China's banking authorities yesterday published a new supervisory regulation for foreign-invested banks in a bid to get a more comprehensive picture of their growing operations as well as risk levels.
Starting next month, foreign banks are required to provide consolidated operations reports of their Chinese branches twice a year to the China Banking Regulatory Commission (CBRC), it said.
China-incorporated foreign-invested banks are now required to report their global operations as a whole.
Previously, the branches reported them on a separate basis, which foreign banks complained was inefficient.
By the end of October last year, 62 foreign-invested banks had entered China and opened 191 operational entities. And the number keeps growing.

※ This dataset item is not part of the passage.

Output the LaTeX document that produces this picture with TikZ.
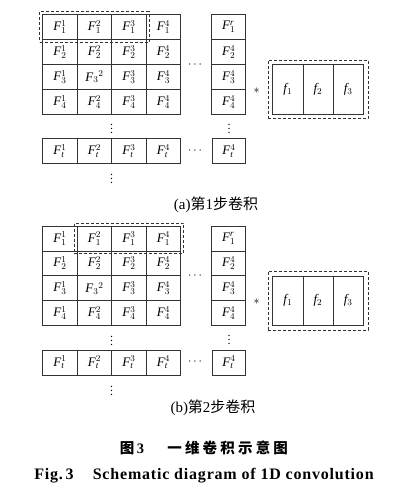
\documentclass[tikz,border=0pt]{standalone}
\usepackage{fontspec}
\setmainfont{Liberation Serif}
\newfontfamily\cjk{Noto Sans CJK SC}
\usetikzlibrary{fit,calc}
\tikzset{
  cell/.style={draw=black!80,line width=0.8pt,minimum width=34.5pt,minimum height=24.9pt,inner sep=0pt,font=\fontsize{13}{15}\selectfont},
  fcell/.style={draw=black!80,line width=0.8pt,minimum width=30.2pt,minimum height=49.5pt,inner sep=0pt,font=\fontsize{13}{15}\selectfont},
  win/.style={draw=black!80,dashed,line width=0.9pt,dash pattern=on 3pt off 2pt},
  dotnode/.style={inner sep=0pt,font=\fontsize{12}{14}\selectfont},
  captext/.style={inner sep=0pt,font=\fontsize{15}{17}\selectfont}
}
\newcommand\FF{\mathit{F}}
\newcommand\drawpanel[4]{%
  % #1 prefix, #2 grid top, #3 first window cell, #4 last window cell
  \foreach \r in {1,...,4}{
    \foreach \c in {1,...,4}{
      \node[cell] (#1\r\c) at ({42.7+34.5*(\c-0.5)},{#2+24.9*(\r-0.5)})
        {\ifnum\r\c=32 $\FF_3{}^2$\else $\FF_{\r}^{\c}$\fi};
    }
  }
  \foreach \c in {1,...,4}{
    \node[cell] (#1t\c) at ({42.7+34.5*(\c-0.5)},{#2+124+12.45}) {$\FF_{\mathit{t}}^{\c}$};
  }
  \node[cell,minimum width=34.2pt] (#1r1) at (228.6,{#2+24.9*0.5}) {$\FF_1^{\mathit{r}}$};
  \node[cell,minimum width=34.2pt] (#1r2) at (228.6,{#2+24.9*1.5}) {$\FF_2^4$};
  \node[cell,minimum width=34.2pt] (#1r3) at (228.6,{#2+24.9*2.5}) {$\FF_3^4$};
  \node[cell,minimum width=34.2pt] (#1r4) at (228.6,{#2+24.9*3.5}) {$\FF_4^4$};
  \node[cell,minimum width=33.4pt] (#1rt) at (229,{#2+124+12.45}) {$\FF_{\mathit{t}}^4$};
  \node[dotnode] (#1vd1) at (111.7,{#2+111.5}) {$\vdots$};
  \node[dotnode] (#1vd2) at (111.7,{#2+161.5}) {$\vdots$};
  \node[dotnode] (#1vd3) at (229,{#2+111}) {$\vdots$};
  \node[dotnode] (#1hd1) at (195,{#2+50}) {$\cdots$};
  \node[dotnode] (#1hd2) at (195,{#2+136}) {$\cdots$};
  \node[dotnode] (#1ast) at (256.7,{#2+76}) {$*$};
  \node[fcell] (#1f1) at (287.8,{#2+74.75}) {$\mathit{f}_1$};
  \node[fcell] (#1f2) at (318.0,{#2+74.75}) {$\mathit{f}_2$};
  \node[fcell] (#1f3) at (348.2,{#2+74.75}) {$\mathit{f}_3$};
  \node[win,inner sep=4.3pt,fit=(#1f1)(#1f3)] (#1fw) {};
  \node[win,inner sep=2.5pt,fit=(#3)(#4)] (#1w) {};
}
\begin{document}
\begin{tikzpicture}[x=1pt,y=-1pt]
\useasboundingbox (0,0) rectangle (418,492);
\drawpanel{a}{14.7}{a11}{a13}
\drawpanel{b}{226}{b12}{b14}
\node[captext] (capa) at (216,205) {(a){\cjk 第}1{\cjk 步卷积}};
\node[captext] (capb) at (213,408) {(b){\cjk 第}2{\cjk 步卷积}};
\node[inner sep=0pt,font=\fontsize{14.5}{16}\selectfont\bfseries] (title) at (204,448)
  {{\cjk\addfontfeatures{LetterSpace=22} 图}\,3\hspace{1.6em}{\cjk\addfontfeatures{LetterSpace=22}一维卷积示意图}};
\node[inner sep=0pt,font=\fontsize{16}{18}\selectfont\bfseries\addfontfeatures{LetterSpace=5}] (figen) at (204,475.5)
  {Fig.\,3\hspace{1.2em}Schematic diagram of 1D convolution};
\end{tikzpicture}
\end{document}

"This has posed a challenge to continued effective supervision, and requires regulators to be clear about every foreign bank's overall operations and risk levels, and properly assess their business strategies and risk management capabilities," a CBRC spokesperson said.
The old supervisory methods are not only ineffective, but have caused repetition of regulatory work, he said.
Requiring banks to report consolidated operations will help regulators identify common problems among their branches and the influence of their parent banks on operations in China, the CBRC said.
Analysts say Chinese regulators need to keep a closer eye on foreign banks as they are increasingly integrated into the Chinese economy.
Starting on December 1 last year, 84 out of the 191 foreign banking entities were allowed to provide renminbi services to Chinese corporate clients, following years of foreign exchange operations.
"Now they have directly entered the economic cycle," said Wang Yuanhong, a senior analyst with the State Information Center. "Their integration with the financial industry has moved to a higher level, and their economic influence is bound to increase."
Foreign banks have been active in the Chinese market and have been major borrowers of foreign loans. Foreign financial institutions, mainly foreign banks, borrowed US$58.6 billion in foreign debts in the first nine months of last year, which accounted for 81 per cent of China's total new foreign liabilities in 2003, official statistics indicated.
Most of China's new foreign borrowings were short-term debts, which alerted its foreign exchange regulators who believed expectations for a revaluation of renminbi were a major reason behind the rapid foreign debt increase.
Expectations for a stronger yuan have been driving dollar inflows into China, pushing its foreign exchange reserves to unprecedented levels and fuelling monetary expansion last year.
In their half-yearly reports, foreign banks are now required to analyze their lending activities, affiliated transactions, cross-border fund flows, bad loan provisions as well as capital adequacy ratios.
"Implementing consolidated supervision on foreign-invested banks is of great significance," the CBRC spokesperson said.